As these scribbles were added at that time, they always remind me of my very first pass through this book, when I was probably 18 playing the "C" tuba I was told to buy, and puzzling my way through these (bass clef
![Eyes :eyes:](./images/smilies/e21531.gif)
After a couple of scuffles through the "development" (??) section of this exercise, I realized that - if I just wrote the chord changes up above - I could play that section of the exercise, without actually having to "read" it...(as long as I could quickly locate the pitch which was the root of the chord - labeled above).
...Oh yeah...It wouldn't have done me a damn bit of good to change E-sharp to F, or change A-sharp to B-flat, because I do actually LOOK at the page, and - if the pitch-name of the chord isn't located SOMEWHERE in the grouping, I won't immediately recognize where the root is located, and - thus - won't immediately know where the hinge-point (for lack of a better word) of the arpeggio is located.
Now that I'm working through this book (for the first time) with a B-flat tuba, those long-ago jotted-down chord symbols help me just as much today as they did then.

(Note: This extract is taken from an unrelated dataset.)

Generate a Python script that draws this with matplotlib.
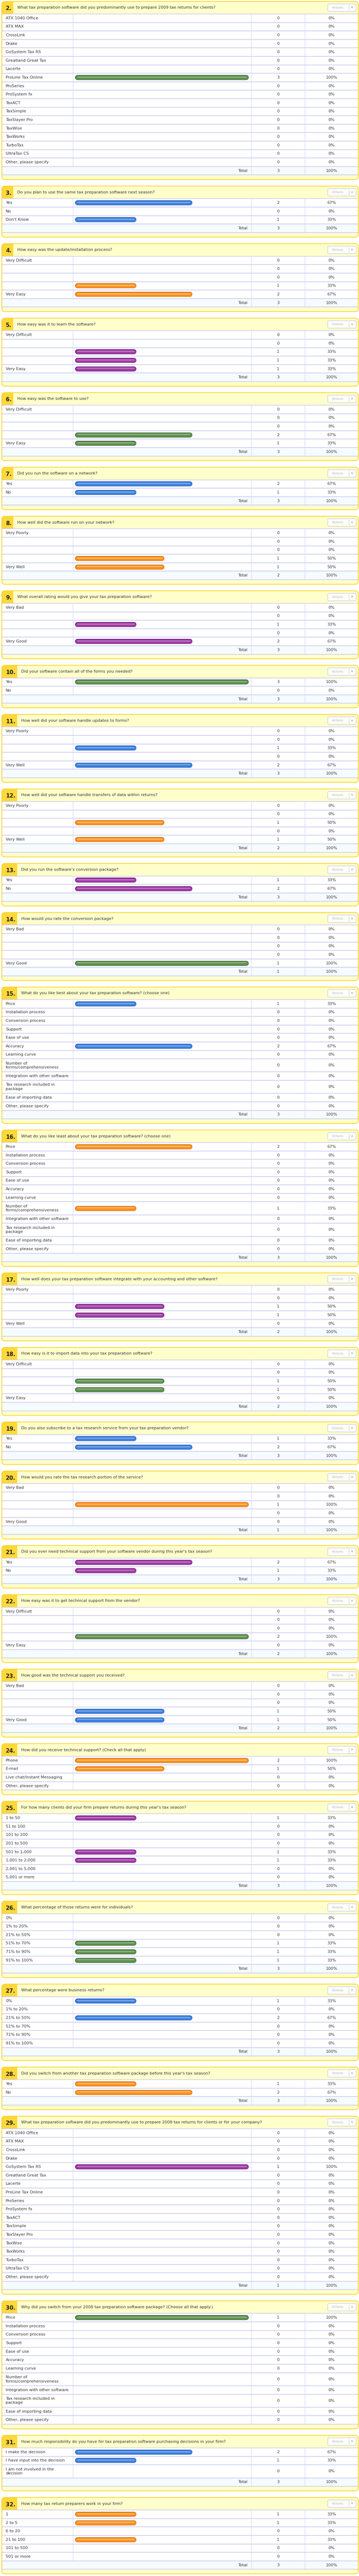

![Smilie8 :smilie8:](./images/smilies/e5006073.gif)
I have to believe that there are other players who use hacks (ie. shortcuts/workarounds) like this in the same way, and don't spend time fighting their way through the individual written-down pitches...much in the same way that - when we recognize a written-out major/minor/modal scale - or a chromatic or whole-tone scale) -we simply play it, and don't really "read" it.